Patient smiles at the mention of her parents. The smile fades and a stony expression replaces it.
“I spent an hour after dinner- if you can call a can of spaghetti o’s dinner- digging through the boxes to find the ‘perfect outfit. Then, I decided on a hair style. Mom put up the hallway mirror. It was full length with gold trim. Perfect spot too; she hung it right outside my bathroom. I loved that mirror.”
The patient looks past me. Her eyes glaze. Seemingly seeing something that isn’t there.
“I made two tight braids.”
Patient reaches up, stroking the tips of her unwashed blonde hair.
“Was it cool enough? I hoped so.”
The patient continues to gaze at an unknown figure behind me.
“I bent over to pick up the elastic band to tie around the end of the braid. When I stood.”
Patients eyes widen.
“He was there. Standing in the center of the empty room behind me. He was black and I don’t mean his skin, I mean he was darkness incarnate. His silhouette against the white curtain was the only reason I could make him out. That and his white eyes. I thought it had to be a trick of the mirror. When I turned around, he was gone.”
Patient refocuses on me and leans in.
“Your mind fights against those thoughts that whisper monsters are real. But the truth is they are very real.”
The patient leans back and places her hands in her lap.
“When I turned back he was still there, in the mirror. Closer. Just inside of the doorframe of the empty room.”
Patient kneads her knuckles into the top of her leg.
“His body was like a shadow. His face was an empty hole. I could see the curve of his shoulders where a long black trench coat- that seemed to cover nothing- hung from. I didn’t see legs or shoes or pants. Nothing, except those ghoulish eyes.”
What did he do?
Patient stops kneading her leg and leans forward.

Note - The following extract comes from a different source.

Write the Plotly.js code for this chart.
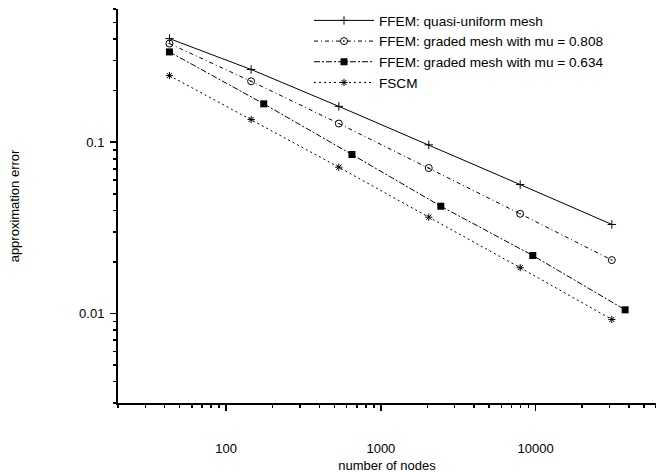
<!DOCTYPE html>
<html>
<head>
<meta charset="utf-8">
<script src="https://cdn.plot.ly/plotly-3.0.1.min.js"></script>
<style>
  html, body { margin: 0; padding: 0; background: #fff; }
  #chart { width: 656px; height: 473px; }
</style>
</head>
<body>
<div id="chart"></div>
<script>
// Number of nodes
const nodesA = [43, 145, 535, 2040, 7950, 31100];
const nodesB = [43, 175, 650, 2440, 9590, 37900];

// Approximation errors
const errUniform = [0.403, 0.266, 0.162, 0.0965, 0.0566, 0.0331];
const errGraded808 = [0.377, 0.227, 0.1286, 0.0707, 0.0382, 0.0205];
const errGraded634 = [0.337, 0.1676, 0.0848, 0.0423, 0.0218, 0.0105];
const errFSCM = [0.245, 0.1357, 0.0715, 0.0365, 0.0185, 0.00923];

const seriesNames = [
  'FFEM: quasi-uniform mesh',
  'FFEM: graded mesh with mu = 0.808',
  'FFEM: graded mesh with mu = 0.634',
  'FSCM'
];

const xTickVals = [100, 1000, 10000];
const xTickText = ['100', '1000', '10000'];
const yTickVals = [0.01, 0.1];
const yTickText = ['0.01', '0.1'];

const xMinor = [20,30,40,50,60,70,80,90,200,300,400,500,600,700,800,900,2000,3000,4000,5000,6000,7000,8000,9000,20000,30000,40000,50000,60000];
const yMinor = [0.003,0.004,0.005,0.006,0.007,0.008,0.009,0.02,0.03,0.04,0.05,0.06,0.07,0.08,0.09,0.2,0.3,0.4,0.5,0.6];

const FONT = 'Liberation Sans, Arial, sans-serif';

const traces = [
  { x: nodesA, y: errUniform, name: seriesNames[0], mode: 'lines+markers',
    line: { color: '#000', width: 1 },
    marker: { symbol: 'cross-thin-open', size: 6, color: '#000', line: { width: 1, color: '#000' } } },
  { x: nodesA, y: errGraded808, name: seriesNames[1], mode: 'lines+markers',
    line: { color: '#000', width: 1, dash: '4px,3px,1px,3px' },
    marker: { symbol: 'circle-open-dot', size: 7, color: '#000', line: { width: 1, color: '#000' } } },
  { x: nodesB, y: errGraded634, name: seriesNames[2], mode: 'lines+markers',
    line: { color: '#000', width: 1, dash: '6px,2px,2px,2px' },
    marker: { symbol: 'square', size: 7, color: '#000', line: { width: 0 } } },
  { x: nodesA, y: errFSCM, name: seriesNames[3], mode: 'lines+markers',
    line: { color: '#000', width: 1, dash: '2px,3px' },
    marker: { symbol: 'asterisk-open', size: 6, color: '#000', line: { width: 1, color: '#000' } } }
];

const layout = {
  width: 656, height: 473,
  margin: { l: 118, r: 0, t: 9, b: 70 },
  paper_bgcolor: '#fff', plot_bgcolor: '#fff',
  font: { family: FONT, size: 13, color: '#000' },
  showlegend: true,
  legend: {
    x: (309 - 118) / 538, y: 1.01, xanchor: 'left', yanchor: 'top',
    bgcolor: 'rgba(0,0,0,0)', borderwidth: 0,
    font: { family: FONT, size: 13.6, color: '#000' },
    itemwidth: 60
  },
  xaxis: {
    type: 'log', range: [Math.log10(20), Math.log10(60000)],
    tickmode: 'array', tickvals: xTickVals, ticktext: xTickText,
    ticks: 'outside', ticklen: 6, tickwidth: 1.5, tickcolor: '#000',
    ticklabelstandoff: 26,
    minor: { tickmode: 'array', tickvals: xMinor, ticks: 'outside', ticklen: 3, tickwidth: 1.5, tickcolor: '#000', showgrid: false },
    showline: true, linecolor: '#000', linewidth: 2,
    showgrid: false, zeroline: false, mirror: false,
    title: { text: 'number of nodes', font: { family: FONT, size: 13 }, standoff: 14 }
  },
  yaxis: {
    type: 'log', range: [Math.log10(0.003), Math.log10(0.6)],
    tickmode: 'array', tickvals: yTickVals, ticktext: yTickText,
    ticks: 'outside', ticklen: 6, tickwidth: 1.5, tickcolor: '#000',
    ticklabelstandoff: 3,
    minor: { tickmode: 'array', tickvals: yMinor, ticks: 'outside', ticklen: 3, tickwidth: 1.5, tickcolor: '#000', showgrid: false },
    showline: true, linecolor: '#000', linewidth: 2,
    showgrid: false, zeroline: false, mirror: false,
    title: { text: 'approximation error', font: { family: FONT, size: 13 }, standoff: 57 }
  }
};

Plotly.newPlot('chart', traces, layout, { displayModeBar: false, staticPlot: true });
</script>
</body>
</html>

“He watched. That’s all he ever does is watch me.”
“How long did he stay?”
“I was frozen there for a couple minutes until mom came down the hall and he disappeared.”
“Did you tell your parents about him?”
“How long after this first meeting did he appear again”?
“Not long. It was during spring break of that year. I made a friend in our neighborhood. She invited me and a couple of her other friends to a slumber party. My mom kept telling me I needed to make friends. He showed up the morning of the party.”
Patient’s shoulders curl forward, she hunches, as if trying to compress herself into a smaller size.
“He was standing at the foot of my bed when I woke up. I remember it wasn’t light out yet. I had had a bad dream that I wet the bed at the slumber party. I sat up and came face to face with him. He towered over me, watching me. He didn’t leave me alone that day. He hovered in the dark of every corner. He followed me to my friend’s house hiding beneath the shade of every tree. That night when all the other girls were asleep in their sleeping bags, I was awake. He stood over my mat, looking down at me.”
Patient’s eyes rim with tears. She blinks them away. She looks down at her lap.
“I woke up my friend’s parents and asked them to call my mom. I was never invited to another party.”
“Let’s fast forward several years. Did he visit you throughout high school?”
“I saw him more during high school than any other time in my life. He rode in the back seat of my car. He hid in my locker.”
Patient fidgets in irritation.
“He watched me have my first kiss. He was so close, my heart almost shot out of my chest. That kiss will forever be tainted with his hollow face.”
Patient breathes heavily.
“Was there ever a time that he wasn’t there?”
Patient looks down, biting her lip, thinking. Her breathing evens.
“College wasn’t too bad.”
Patient past me again, staring at the corner of my office.
“He made an appearance at least once a week. If he was there more, I was too busy to notice. Not that I ever forgot about him. Are we done?”
“Nearly. Is he here now, Anabelle?”
Patient nods slowly, still staring into corner.
“Do you know what he wants?”
Patient looks back at me.
“To say hello to you doc.”
The video goes black but continues to pick up the noise of indistinct scuffles and a series of whimpering before being turned off.